*INFORMATION SHOWN*

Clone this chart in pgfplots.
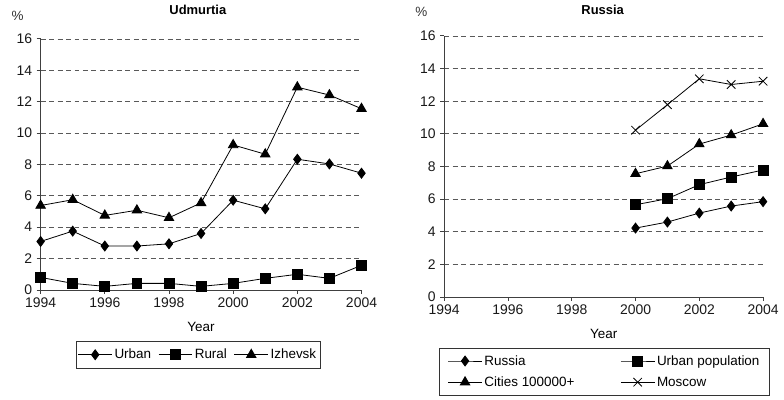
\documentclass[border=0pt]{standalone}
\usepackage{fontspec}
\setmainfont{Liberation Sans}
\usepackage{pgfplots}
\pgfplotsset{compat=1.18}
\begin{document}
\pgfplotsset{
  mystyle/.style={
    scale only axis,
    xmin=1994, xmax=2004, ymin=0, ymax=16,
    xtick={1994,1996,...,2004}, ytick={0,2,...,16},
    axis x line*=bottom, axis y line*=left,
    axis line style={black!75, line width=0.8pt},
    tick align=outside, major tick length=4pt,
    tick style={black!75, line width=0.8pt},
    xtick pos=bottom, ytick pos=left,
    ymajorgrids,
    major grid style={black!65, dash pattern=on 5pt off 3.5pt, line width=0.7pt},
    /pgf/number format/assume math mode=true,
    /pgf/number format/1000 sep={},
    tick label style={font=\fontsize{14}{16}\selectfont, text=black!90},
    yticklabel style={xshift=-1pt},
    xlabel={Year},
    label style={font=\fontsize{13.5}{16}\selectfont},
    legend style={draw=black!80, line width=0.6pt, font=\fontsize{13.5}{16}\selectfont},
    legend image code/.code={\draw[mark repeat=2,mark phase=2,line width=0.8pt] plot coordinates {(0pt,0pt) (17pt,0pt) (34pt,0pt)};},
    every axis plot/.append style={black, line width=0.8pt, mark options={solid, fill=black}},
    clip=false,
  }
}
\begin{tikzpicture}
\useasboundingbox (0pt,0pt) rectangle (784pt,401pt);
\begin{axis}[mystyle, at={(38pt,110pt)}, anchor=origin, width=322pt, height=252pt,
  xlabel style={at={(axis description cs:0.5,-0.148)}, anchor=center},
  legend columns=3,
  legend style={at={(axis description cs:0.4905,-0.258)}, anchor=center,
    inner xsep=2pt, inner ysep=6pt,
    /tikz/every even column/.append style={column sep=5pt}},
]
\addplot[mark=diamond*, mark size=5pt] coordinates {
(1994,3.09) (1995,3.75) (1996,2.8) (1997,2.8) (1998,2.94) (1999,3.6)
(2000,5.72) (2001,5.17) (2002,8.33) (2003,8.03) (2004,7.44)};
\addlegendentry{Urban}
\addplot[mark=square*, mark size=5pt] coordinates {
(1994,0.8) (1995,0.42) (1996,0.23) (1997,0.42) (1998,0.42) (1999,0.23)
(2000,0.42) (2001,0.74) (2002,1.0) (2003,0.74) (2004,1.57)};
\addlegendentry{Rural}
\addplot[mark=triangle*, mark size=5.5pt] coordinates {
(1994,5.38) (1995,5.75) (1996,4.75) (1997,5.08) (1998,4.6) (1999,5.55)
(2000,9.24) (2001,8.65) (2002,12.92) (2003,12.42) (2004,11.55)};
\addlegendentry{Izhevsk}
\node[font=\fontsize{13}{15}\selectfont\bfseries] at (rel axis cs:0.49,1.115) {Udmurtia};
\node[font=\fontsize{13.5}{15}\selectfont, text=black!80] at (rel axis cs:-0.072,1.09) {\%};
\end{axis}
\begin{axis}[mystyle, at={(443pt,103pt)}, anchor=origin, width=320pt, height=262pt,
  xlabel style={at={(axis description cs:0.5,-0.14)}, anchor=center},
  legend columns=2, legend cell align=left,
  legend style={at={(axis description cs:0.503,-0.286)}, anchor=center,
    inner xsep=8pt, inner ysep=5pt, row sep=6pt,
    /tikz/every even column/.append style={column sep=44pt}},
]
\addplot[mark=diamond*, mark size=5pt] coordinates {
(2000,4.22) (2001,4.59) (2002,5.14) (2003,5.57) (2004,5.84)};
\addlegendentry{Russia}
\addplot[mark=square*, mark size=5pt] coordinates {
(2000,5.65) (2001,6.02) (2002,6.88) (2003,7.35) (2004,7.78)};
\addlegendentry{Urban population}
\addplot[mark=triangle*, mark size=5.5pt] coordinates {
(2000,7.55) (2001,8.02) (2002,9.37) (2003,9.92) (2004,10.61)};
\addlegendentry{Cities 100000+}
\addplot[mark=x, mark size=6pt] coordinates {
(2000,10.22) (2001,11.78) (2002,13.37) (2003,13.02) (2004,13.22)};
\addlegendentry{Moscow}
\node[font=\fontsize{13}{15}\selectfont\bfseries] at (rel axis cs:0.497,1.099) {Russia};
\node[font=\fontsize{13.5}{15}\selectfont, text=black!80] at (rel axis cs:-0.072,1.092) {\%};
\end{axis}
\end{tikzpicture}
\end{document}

*YOUR INSTRUCTIONS*
Using the material above, set down every line exactly, but skip the pictures.

*COMPLETE OUTPUT*
Clone this chart in pgfplots.
\documentclass[border=0pt]{standalone}
\usepackage{fontspec}
\setmainfont{Liberation Sans}
\usepackage{pgfplots}
\pgfplotsset{compat=1.18}
\begin{document}
\pgfplotsset{
  mystyle/.style={
    scale only axis,
    xmin=1994, xmax=2004, ymin=0, ymax=16,
    xtick={1994,1996,...,2004}, ytick={0,2,...,16},
    axis x line*=bottom, axis y line*=left,
    axis line style={black!75, line width=0.8pt},
    tick align=outside, major tick length=4pt,
    tick style={black!75, line width=0.8pt},
    xtick pos=bottom, ytick pos=left,
    ymajorgrids,
    major grid style={black!65, dash pattern=on 5pt off 3.5pt, line width=0.7pt},
    /pgf/number format/assume math mode=true,
    /pgf/number format/1000 sep={},
    tick label style={font=\fontsize{14}{16}\selectfont, text=black!90},
    yticklabel style={xshift=-1pt},
    xlabel={Year},
    label style={font=\fontsize{13.5}{16}\selectfont},
    legend style={draw=black!80, line width=0.6pt, font=\fontsize{13.5}{16}\selectfont},
    legend image code/.code={\draw[mark repeat=2,mark phase=2,line width=0.8pt] plot coordinates {(0pt,0pt) (17pt,0pt) (34pt,0pt)};},
    every axis plot/.append style={black, line width=0.8pt, mark options={solid, fill=black}},
    clip=false,
  }
}
\begin{tikzpicture}
\useasboundingbox (0pt,0pt) rectangle (784pt,401pt);
\begin{axis}[mystyle, at={(38pt,110pt)}, anchor=origin, width=322pt, height=252pt,
  xlabel style={at={(axis description cs:0.5,-0.148)}, anchor=center},
  legend columns=3,
  legend style={at={(axis description cs:0.4905,-0.258)}, anchor=center,
    inner xsep=2pt, inner ysep=6pt,
    /tikz/every even column/.append style={column sep=5pt}},
]
\addplot[mark=diamond*, mark size=5pt] coordinates {
(1994,3.09) (1995,3.75) (1996,2.8) (1997,2.8) (1998,2.94) (1999,3.6)
(2000,5.72) (2001,5.17) (2002,8.33) (2003,8.03) (2004,7.44)};
\addlegendentry{Urban}
\addplot[mark=square*, mark size=5pt] coordinates {
(1994,0.8) (1995,0.42) (1996,0.23) (1997,0.42) (1998,0.42) (1999,0.23)
(2000,0.42) (2001,0.74) (2002,1.0) (2003,0.74) (2004,1.57)};
\addlegendentry{Rural}
\addplot[mark=triangle*, mark size=5.5pt] coordinates {
(1994,5.38) (1995,5.75) (1996,4.75) (1997,5.08) (1998,4.6) (1999,5.55)
(2000,9.24) (2001,8.65) (2002,12.92) (2003,12.42) (2004,11.55)};
\addlegendentry{Izhevsk}
\node[font=\fontsize{13}{15}\selectfont\bfseries] at (rel axis cs:0.49,1.115) {Udmurtia};
\node[font=\fontsize{13.5}{15}\selectfont, text=black!80] at (rel axis cs:-0.072,1.09) {\%};
\end{axis}
\begin{axis}[mystyle, at={(443pt,103pt)}, anchor=origin, width=320pt, height=262pt,
  xlabel style={at={(axis description cs:0.5,-0.14)}, anchor=center},
  legend columns=2, legend cell align=left,
  legend style={at={(axis description cs:0.503,-0.286)}, anchor=center,
    inner xsep=8pt, inner ysep=5pt, row sep=6pt,
    /tikz/every even column/.append style={column sep=44pt}},
]
\addplot[mark=diamond*, mark size=5pt] coordinates {
(2000,4.22) (2001,4.59) (2002,5.14) (2003,5.57) (2004,5.84)};
\addlegendentry{Russia}
\addplot[mark=square*, mark size=5pt] coordinates {
(2000,5.65) (2001,6.02) (2002,6.88) (2003,7.35) (2004,7.78)};
\addlegendentry{Urban population}
\addplot[mark=triangle*, mark size=5.5pt] coordinates {
(2000,7.55) (2001,8.02) (2002,9.37) (2003,9.92) (2004,10.61)};
\addlegendentry{Cities 100000+}
\addplot[mark=x, mark size=6pt] coordinates {
(2000,10.22) (2001,11.78) (2002,13.37) (2003,13.02) (2004,13.22)};
\addlegendentry{Moscow}
\node[font=\fontsize{13}{15}\selectfont\bfseries] at (rel axis cs:0.497,1.099) {Russia};
\node[font=\fontsize{13.5}{15}\selectfont, text=black!80] at (rel axis cs:-0.072,1.092) {\%};
\end{axis}
\end{tikzpicture}
\end{document}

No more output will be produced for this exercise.